* _SET EXERCISE_:
Find how many lines of the listing below include the word "chart", then report the number by itself.

======== RECORDS PROVIDED ========

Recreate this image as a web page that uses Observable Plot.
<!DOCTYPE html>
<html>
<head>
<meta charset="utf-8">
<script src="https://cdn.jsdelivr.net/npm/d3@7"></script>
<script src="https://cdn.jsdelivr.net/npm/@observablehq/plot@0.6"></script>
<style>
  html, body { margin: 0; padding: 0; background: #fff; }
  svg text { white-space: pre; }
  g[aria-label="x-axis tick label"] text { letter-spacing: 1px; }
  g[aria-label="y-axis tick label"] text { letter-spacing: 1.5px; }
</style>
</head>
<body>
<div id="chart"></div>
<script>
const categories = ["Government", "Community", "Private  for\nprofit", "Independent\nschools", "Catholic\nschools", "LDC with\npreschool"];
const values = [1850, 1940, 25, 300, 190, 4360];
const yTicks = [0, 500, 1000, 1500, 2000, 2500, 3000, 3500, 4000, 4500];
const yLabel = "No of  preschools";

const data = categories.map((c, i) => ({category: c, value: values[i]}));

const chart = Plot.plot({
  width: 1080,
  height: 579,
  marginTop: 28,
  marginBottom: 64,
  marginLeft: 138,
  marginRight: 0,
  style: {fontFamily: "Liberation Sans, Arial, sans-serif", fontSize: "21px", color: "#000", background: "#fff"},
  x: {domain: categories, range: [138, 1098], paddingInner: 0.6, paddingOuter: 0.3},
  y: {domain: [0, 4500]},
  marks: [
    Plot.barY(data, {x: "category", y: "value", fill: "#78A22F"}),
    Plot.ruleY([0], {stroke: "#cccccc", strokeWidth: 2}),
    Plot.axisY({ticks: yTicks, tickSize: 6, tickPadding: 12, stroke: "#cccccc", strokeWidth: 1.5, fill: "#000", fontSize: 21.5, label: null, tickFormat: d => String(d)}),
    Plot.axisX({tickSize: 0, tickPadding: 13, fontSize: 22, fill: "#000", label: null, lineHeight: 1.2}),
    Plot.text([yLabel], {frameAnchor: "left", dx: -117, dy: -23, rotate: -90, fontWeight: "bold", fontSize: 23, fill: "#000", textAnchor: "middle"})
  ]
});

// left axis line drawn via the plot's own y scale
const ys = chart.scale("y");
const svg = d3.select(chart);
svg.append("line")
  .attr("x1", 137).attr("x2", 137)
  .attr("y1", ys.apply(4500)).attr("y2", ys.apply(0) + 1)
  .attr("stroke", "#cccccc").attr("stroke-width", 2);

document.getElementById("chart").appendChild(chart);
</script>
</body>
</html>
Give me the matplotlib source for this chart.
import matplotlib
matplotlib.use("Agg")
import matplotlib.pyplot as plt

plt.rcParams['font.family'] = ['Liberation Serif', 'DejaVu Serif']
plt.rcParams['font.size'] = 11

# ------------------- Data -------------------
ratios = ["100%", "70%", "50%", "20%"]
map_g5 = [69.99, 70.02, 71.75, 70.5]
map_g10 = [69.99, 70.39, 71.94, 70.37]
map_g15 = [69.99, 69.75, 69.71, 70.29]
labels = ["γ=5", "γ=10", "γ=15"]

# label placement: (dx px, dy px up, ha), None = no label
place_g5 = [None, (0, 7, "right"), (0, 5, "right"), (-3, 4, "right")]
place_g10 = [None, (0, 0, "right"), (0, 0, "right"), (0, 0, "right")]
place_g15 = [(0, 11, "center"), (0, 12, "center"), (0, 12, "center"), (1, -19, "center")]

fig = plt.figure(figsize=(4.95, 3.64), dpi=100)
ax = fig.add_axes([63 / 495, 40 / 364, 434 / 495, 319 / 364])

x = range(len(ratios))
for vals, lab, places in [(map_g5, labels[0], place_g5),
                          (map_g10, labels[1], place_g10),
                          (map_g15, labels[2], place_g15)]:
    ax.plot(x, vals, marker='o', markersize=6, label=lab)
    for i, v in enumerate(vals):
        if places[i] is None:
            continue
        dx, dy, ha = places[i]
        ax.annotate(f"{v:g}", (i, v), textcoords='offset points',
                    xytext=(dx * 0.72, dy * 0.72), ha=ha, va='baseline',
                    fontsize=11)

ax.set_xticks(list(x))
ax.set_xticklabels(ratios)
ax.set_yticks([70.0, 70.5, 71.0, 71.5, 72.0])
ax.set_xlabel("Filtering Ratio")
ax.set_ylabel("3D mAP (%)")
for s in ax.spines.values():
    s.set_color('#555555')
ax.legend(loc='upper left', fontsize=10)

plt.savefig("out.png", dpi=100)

========

* _OUTPUT BELOW_:
6